Don Featherstone of Fitchburg, Massachusetts, for his ornamentally evolutionary invention, the plastic pink flamingo. Mr. Featherstone traveled to Cambridge to accept the Prize. The ceremony also included an auction of plaster casts of the left feet of four Nobel Laureates, and several tributes to the concept of "Biodiversity."

Thirteen-year old Kate Eppers, spokesperson for the Committee for Bacterial Rights, said: "We live in a diverse society. Our biggest ethnic groups are not the Asians, the Africans or the Caucasians. Our biggest ethnic groups are the Bacteria. I used to wash my hands every day. My mom made me. But then I learned about ethnic cleansing. Every time you wash your hands, you wipe out billions and billions of Bacteria. That's not fair. Bacteria have rights, too. So let's be grown-ups about this.
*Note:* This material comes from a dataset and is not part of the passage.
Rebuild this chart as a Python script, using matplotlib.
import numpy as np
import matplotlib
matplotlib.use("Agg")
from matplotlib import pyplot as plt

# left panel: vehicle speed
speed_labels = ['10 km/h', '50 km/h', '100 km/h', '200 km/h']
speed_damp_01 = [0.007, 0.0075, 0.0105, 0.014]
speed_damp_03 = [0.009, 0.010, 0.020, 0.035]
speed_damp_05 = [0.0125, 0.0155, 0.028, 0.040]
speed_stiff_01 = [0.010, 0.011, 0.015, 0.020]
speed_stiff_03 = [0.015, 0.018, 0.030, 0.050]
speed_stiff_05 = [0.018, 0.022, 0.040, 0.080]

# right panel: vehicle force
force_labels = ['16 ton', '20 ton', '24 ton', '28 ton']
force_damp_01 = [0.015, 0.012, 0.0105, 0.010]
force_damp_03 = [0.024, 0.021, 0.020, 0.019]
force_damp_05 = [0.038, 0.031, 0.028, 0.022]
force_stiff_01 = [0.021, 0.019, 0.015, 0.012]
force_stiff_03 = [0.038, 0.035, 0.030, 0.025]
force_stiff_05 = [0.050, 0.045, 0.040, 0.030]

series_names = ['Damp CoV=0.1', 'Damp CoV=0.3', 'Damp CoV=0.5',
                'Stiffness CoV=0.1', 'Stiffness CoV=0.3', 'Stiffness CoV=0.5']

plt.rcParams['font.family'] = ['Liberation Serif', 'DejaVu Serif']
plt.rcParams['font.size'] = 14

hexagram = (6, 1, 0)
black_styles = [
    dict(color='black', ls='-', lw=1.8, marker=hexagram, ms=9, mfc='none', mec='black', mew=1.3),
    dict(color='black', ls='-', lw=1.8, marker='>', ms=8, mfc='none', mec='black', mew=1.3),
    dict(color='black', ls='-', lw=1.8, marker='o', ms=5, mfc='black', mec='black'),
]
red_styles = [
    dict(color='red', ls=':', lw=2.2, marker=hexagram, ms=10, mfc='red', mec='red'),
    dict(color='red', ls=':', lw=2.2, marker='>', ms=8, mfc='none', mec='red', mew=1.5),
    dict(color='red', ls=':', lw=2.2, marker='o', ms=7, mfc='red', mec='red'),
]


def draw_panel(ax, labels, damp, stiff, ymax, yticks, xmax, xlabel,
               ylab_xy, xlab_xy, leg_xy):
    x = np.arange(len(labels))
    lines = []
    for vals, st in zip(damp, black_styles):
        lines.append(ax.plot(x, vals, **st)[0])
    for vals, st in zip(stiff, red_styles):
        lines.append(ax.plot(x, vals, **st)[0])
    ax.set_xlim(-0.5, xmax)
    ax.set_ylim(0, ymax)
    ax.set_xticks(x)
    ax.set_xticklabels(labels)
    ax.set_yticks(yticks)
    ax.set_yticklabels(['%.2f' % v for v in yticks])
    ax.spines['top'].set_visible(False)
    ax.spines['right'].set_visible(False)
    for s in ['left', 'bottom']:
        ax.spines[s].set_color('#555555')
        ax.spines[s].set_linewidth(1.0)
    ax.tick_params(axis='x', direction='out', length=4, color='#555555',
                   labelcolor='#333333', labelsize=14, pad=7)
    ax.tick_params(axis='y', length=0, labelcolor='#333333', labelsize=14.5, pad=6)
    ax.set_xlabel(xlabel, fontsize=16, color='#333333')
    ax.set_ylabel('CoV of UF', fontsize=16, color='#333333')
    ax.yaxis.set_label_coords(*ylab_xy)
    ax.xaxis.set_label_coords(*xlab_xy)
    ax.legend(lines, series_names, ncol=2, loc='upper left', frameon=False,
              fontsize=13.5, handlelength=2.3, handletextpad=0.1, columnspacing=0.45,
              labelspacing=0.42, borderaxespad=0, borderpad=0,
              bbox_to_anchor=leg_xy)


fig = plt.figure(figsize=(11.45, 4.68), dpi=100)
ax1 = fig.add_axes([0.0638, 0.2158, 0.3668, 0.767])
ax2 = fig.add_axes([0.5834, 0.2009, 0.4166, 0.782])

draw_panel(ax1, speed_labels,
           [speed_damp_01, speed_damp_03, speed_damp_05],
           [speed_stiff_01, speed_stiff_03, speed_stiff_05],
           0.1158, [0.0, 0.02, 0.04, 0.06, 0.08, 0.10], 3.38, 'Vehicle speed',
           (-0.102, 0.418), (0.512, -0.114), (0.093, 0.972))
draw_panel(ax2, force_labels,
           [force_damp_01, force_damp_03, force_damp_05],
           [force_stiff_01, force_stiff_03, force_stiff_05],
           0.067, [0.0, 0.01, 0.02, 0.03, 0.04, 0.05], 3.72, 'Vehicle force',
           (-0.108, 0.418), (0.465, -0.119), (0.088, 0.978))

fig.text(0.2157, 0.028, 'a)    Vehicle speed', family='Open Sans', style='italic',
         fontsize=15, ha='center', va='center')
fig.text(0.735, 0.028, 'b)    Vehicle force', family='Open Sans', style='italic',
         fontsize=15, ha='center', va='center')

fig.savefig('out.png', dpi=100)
When mom asks you to wash your hands, just say No."

Further details -- including shocking photos -- will be posted in our web site during the coming months.

Scientific Correctness Survey

A recent survey by the U.S. National Science Foundation found that 52% of the respondents believe that the earliest human beings lived at the same time as the dinosaurs.

Once again it is time to vote on "scientifical correctness" and help the scientific community decide which side of various issues it should accept as "correct".

Please check only one (if at all possible, check more if you must):

___ Dinosaurs and man walked together millions of years ago. (13%)
___ Dinosaurs and man walked together less than 10,000 years ago. (06%)
___ Dinosaurs and man walked together, but it was purely platonic. (06%)
___ Dinosaurs became extinct before the first humans existed. (61%)
___ Humans became extinct before the first dinosaurs existed. (14%)

Somewhere between 100 and 26,000 readers voted on a question of "scientifical correctness." (Two percent of the answers were sent in languages that none of our panel could translate.) The results should help the scientific community decide which side of this issue it should accept as "correct".